• Data segment

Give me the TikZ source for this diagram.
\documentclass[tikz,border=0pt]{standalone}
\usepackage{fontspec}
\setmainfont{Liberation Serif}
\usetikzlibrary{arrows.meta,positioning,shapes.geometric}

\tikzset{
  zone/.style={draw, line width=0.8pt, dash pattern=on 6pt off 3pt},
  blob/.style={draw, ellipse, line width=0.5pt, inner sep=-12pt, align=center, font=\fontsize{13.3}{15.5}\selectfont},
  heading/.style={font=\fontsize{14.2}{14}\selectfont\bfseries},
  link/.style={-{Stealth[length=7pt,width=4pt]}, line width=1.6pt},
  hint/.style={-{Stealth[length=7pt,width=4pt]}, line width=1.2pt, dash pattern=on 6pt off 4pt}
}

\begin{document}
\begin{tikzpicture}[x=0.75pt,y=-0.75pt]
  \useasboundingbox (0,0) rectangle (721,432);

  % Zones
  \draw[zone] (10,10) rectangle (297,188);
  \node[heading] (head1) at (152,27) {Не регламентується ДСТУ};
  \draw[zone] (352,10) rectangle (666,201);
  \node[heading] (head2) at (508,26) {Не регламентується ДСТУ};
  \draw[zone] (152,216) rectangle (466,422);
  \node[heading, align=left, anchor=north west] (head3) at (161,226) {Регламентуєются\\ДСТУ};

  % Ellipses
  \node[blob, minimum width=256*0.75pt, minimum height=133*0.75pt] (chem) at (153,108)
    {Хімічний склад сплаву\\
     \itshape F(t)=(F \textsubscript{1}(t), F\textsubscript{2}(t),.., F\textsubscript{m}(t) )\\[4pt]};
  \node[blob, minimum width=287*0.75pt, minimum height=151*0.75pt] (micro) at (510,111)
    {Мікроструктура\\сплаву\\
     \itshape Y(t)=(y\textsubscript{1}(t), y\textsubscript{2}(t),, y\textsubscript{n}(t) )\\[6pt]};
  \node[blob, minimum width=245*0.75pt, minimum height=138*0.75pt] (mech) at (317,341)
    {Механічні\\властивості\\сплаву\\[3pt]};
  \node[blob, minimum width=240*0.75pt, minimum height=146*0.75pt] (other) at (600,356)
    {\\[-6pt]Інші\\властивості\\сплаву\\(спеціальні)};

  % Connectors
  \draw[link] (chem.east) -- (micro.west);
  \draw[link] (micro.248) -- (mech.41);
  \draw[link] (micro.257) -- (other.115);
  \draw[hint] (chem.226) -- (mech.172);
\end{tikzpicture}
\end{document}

• The request
Print the complete listing again, exactly as it stands.

• Written solution
Give me the TikZ source for this diagram.
\documentclass[tikz,border=0pt]{standalone}
\usepackage{fontspec}
\setmainfont{Liberation Serif}
\usetikzlibrary{arrows.meta,positioning,shapes.geometric}

\tikzset{
  zone/.style={draw, line width=0.8pt, dash pattern=on 6pt off 3pt},
  blob/.style={draw, ellipse, line width=0.5pt, inner sep=-12pt, align=center, font=\fontsize{13.3}{15.5}\selectfont},
  heading/.style={font=\fontsize{14.2}{14}\selectfont\bfseries},
  link/.style={-{Stealth[length=7pt,width=4pt]}, line width=1.6pt},
  hint/.style={-{Stealth[length=7pt,width=4pt]}, line width=1.2pt, dash pattern=on 6pt off 4pt}
}

\begin{document}
\begin{tikzpicture}[x=0.75pt,y=-0.75pt]
  \useasboundingbox (0,0) rectangle (721,432);

  % Zones
  \draw[zone] (10,10) rectangle (297,188);
  \node[heading] (head1) at (152,27) {Не регламентується ДСТУ};
  \draw[zone] (352,10) rectangle (666,201);
  \node[heading] (head2) at (508,26) {Не регламентується ДСТУ};
  \draw[zone] (152,216) rectangle (466,422);
  \node[heading, align=left, anchor=north west] (head3) at (161,226) {Регламентуєются\\ДСТУ};

  % Ellipses
  \node[blob, minimum width=256*0.75pt, minimum height=133*0.75pt] (chem) at (153,108)
    {Хімічний склад сплаву\\
     \itshape F(t)=(F \textsubscript{1}(t), F\textsubscript{2}(t),.., F\textsubscript{m}(t) )\\[4pt]};
  \node[blob, minimum width=287*0.75pt, minimum height=151*0.75pt] (micro) at (510,111)
    {Мікроструктура\\сплаву\\
     \itshape Y(t)=(y\textsubscript{1}(t), y\textsubscript{2}(t),, y\textsubscript{n}(t) )\\[6pt]};
  \node[blob, minimum width=245*0.75pt, minimum height=138*0.75pt] (mech) at (317,341)
    {Механічні\\властивості\\сплаву\\[3pt]};
  \node[blob, minimum width=240*0.75pt, minimum height=146*0.75pt] (other) at (600,356)
    {\\[-6pt]Інші\\властивості\\сплаву\\(спеціальні)};

  % Connectors
  \draw[link] (chem.east) -- (micro.west);
  \draw[link] (micro.248) -- (mech.41);
  \draw[link] (micro.257) -- (other.115);
  \draw[hint] (chem.226) -- (mech.172);
\end{tikzpicture}
\end{document}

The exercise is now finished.